Sulla (presunta) solitudine del portiere hanno filosofeggiato grandi scrittori: il libro omonimo è di Antonio Campa, Stefano Benni ha detto la sua, Eduardo Galeano sosteneva che «il portiere è un solitario, condannato a guardare la partita da lontano, senza muoversi dalla porta attende in solitudine, fra i tre pali, la sua fucilazione». Luis Sepulveda portò all'attenzione generale la figura del ruolo come «riflessiva e silenziosa» mentre Umberto Saba, tifoso della Triestina, nella poesia Goal parte proprio da «Il portiere caduto alla difesa ultima vana, contro terra cela la faccia, a non veder l’amara luce».

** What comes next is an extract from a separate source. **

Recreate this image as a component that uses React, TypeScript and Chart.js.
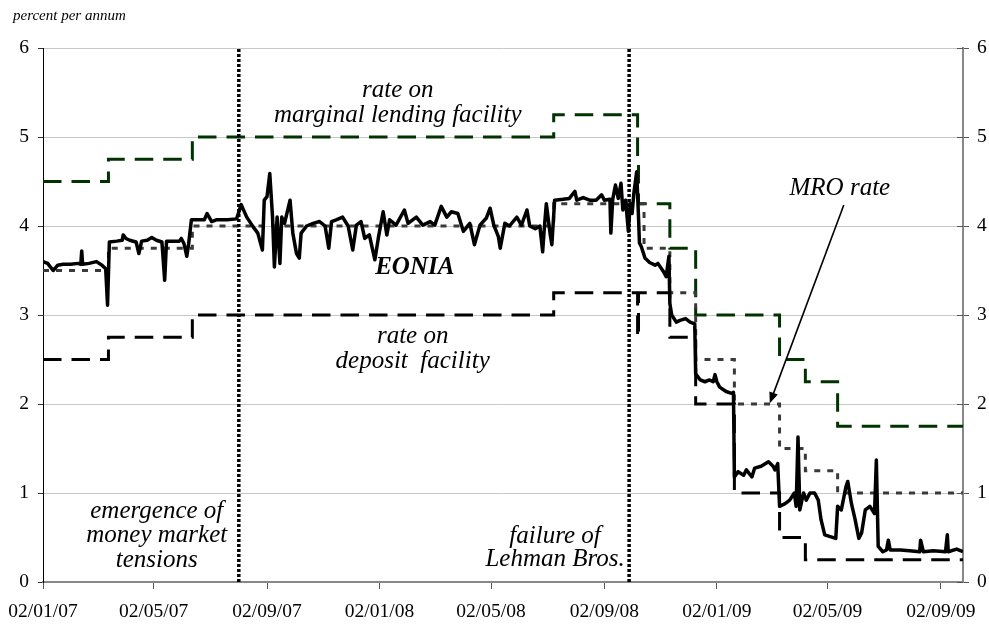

Provedel, il sogno Champions League
E poi arriva Ivan Provedel, colui che in porta non riesce proprio a starci. Già da ragazzino, quando il suo primo sogno era giocare in Champions League da attaccante. Per riuscirci, quella porta ha dovuto difenderla, ma anche lasciarla nel cercar disperata gloria l'altra sera all'Olimpico nella partita "da impazzire" dove con uno stacco degno di un numero 9 da Nazionale ha dato alla Lazio un punto pesantissimo anche perché ormai insperato con l'Atletico Madrid. Per lui che c'era già riuscito il 7 febbraio 2020 con la maglia della Juve Stabia sul campo dell'Ascoli probabilmente era tutto scritto. Di madre russa, i nonni di Ivan (nome che rimanda chiaramente alle origini) erano vicini di casa del grandissimo Lev Jashin, unico portiere a vincere il Pallone d'Oro.